В Токио такого бы не случилось. Однако в Одавара, где днем не было радиовещания, в комнате на втором этаже, где работал Гарандо, царила полная тишина. Судя по спокойному тону его жены и по тому, что я слышал в новостях несколько дней назад, я решил, что произошла какая-то стычка на границе Таиланда, и провел три часа, читая книги. Дул прохладный ветерок, и было ясно. Из западного окна ясно виднелся холм Мёдзин. Я думал, что если бы мы вместе с Гарандо поехали в «Кансуйро», то я смог бы помыться. В этой гостинице у меня были знакомые. Я по натуре был домоседом, но погода в Одавара была хорошая, поэтому мне захотелось прогуляться к горам. Все было в легкой дымке. На освещенной солнцем дороге тени казались ясными и четкими.
Я не хотел разминуться с Гарандо и отказался от мысли отправиться в Хаконэ искупаться, поэтому, чтобы развеяться, я решил побриться. В город я отправился за десять минут до полудня. В Одавара был модный район с магазинами, но прохожих там не было. На домах развевались государственные флаги. На телеграфных столбах были расклеены ярко освещенные солнцем срочные объявления, которые трепались на ветру. «Объявлена война Великобритании и США», — вокруг никого не было, и их читал только я.

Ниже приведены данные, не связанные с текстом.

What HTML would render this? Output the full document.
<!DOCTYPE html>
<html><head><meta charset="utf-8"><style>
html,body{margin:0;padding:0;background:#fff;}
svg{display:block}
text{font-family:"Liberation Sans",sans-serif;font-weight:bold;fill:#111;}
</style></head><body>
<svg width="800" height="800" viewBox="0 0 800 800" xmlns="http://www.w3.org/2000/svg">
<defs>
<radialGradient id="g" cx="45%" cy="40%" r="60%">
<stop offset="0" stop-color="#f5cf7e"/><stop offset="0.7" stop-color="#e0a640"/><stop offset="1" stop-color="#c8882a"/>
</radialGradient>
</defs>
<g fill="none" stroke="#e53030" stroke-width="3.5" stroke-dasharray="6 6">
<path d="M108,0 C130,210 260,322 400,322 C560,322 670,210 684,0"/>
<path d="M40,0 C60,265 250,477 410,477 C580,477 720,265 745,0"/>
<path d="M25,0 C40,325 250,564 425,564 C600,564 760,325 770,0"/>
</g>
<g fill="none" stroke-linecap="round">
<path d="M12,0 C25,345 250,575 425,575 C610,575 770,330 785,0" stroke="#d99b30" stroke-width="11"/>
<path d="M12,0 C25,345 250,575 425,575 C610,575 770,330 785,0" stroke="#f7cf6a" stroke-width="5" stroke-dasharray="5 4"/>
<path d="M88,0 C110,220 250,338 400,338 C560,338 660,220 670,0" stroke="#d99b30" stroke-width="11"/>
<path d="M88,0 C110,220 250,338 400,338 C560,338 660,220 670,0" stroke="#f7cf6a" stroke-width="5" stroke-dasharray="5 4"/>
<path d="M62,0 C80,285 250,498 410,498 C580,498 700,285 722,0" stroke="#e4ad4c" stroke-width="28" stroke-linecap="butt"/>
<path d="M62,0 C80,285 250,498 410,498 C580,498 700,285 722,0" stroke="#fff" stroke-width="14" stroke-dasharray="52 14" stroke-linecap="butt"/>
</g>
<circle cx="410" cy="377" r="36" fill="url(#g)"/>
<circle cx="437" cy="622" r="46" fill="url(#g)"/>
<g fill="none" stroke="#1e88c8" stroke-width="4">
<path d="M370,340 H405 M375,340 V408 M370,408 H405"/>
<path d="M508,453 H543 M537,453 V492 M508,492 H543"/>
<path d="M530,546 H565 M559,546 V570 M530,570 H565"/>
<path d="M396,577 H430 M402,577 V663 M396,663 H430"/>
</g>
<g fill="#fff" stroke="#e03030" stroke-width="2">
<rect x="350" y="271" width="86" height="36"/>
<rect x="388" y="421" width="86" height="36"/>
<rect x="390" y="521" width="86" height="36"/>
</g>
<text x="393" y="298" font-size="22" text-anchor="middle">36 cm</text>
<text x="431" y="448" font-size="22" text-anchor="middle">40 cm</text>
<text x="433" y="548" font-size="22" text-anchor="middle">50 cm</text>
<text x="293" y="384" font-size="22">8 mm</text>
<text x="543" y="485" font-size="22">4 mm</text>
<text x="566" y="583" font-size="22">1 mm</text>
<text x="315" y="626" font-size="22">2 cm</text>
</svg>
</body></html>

Я нашел парикмахерскую, где было радио. Скоро должны были начаться новости. Кроме меня, никого там не было. Когда меня брили, я слушал чтение императорского манифеста, а затем речь Тодзё. Я плакал. Настало время, которое нельзя было описать словами. Если нужно, я пожертвую собой. Чтобы ни один вражеский солдат не ступил на нашу землю.
Когда я возвращался к Гарандо, в метрах пятидесяти от кондитерской сидел высокий, гордый собой мужчина. Это был Гарандо. Он подозвал меня. Когда я подошел к нему, по радио в кондитерской начали передавать новости о войне. Тогда я и услышал об атаке на Гавайях. В новостях тогда говорили, что два крейсера потонули, другие корабли получили повреждения, но о вас они не упоминали. В этот момент я почувствовал себя немного неловко из-за своего японского характера, который не позволяет свободно крикнуть «бандзай!» на улице. Гарандо, хоть и подозвал меня, был спокоен, будто бы не слышал новости. Он перекинулся парой слов с хозяином магазина, а затем сказал: «Пора в Ниномия, давай-ка позвоним туда».
Автобус шел по Токайдо. Снаружи ничего не изменилось, кроме того, что теперь у высаженных рядами сосен стояли полицейские. В заливе Сагами было неспокойно, и, несмотря на ясную погоду, на море были высокие волны. Поэтому в тот день мы не смогли купить рыбы ни в Кодзу, ни в Ниномия. Из Кодзу отправлялись на восток поезда с солдатами.
В Кодзу мы пересели на автобус до Ниномия. По пути мы зашли в храм секты Дзен. Была годовщина смерти друга Гарандо или что-то подобное. Кроме того, Гарандо знал настоятеля. Он открыл дверь в главное храмовое здание и громко, до странного громким голосом, спросил, нет ли у них сакэ. Перед главным зданием росли кактусы. Мы пошли к могиле. На кладбище было много небольших надгробий времен Токугавы. Гарандо положил цветы на могилу друга. Это была старая могила. Он пнул мусорный бак, наступил на него, но не молился. Даже не склонил голову ни разу.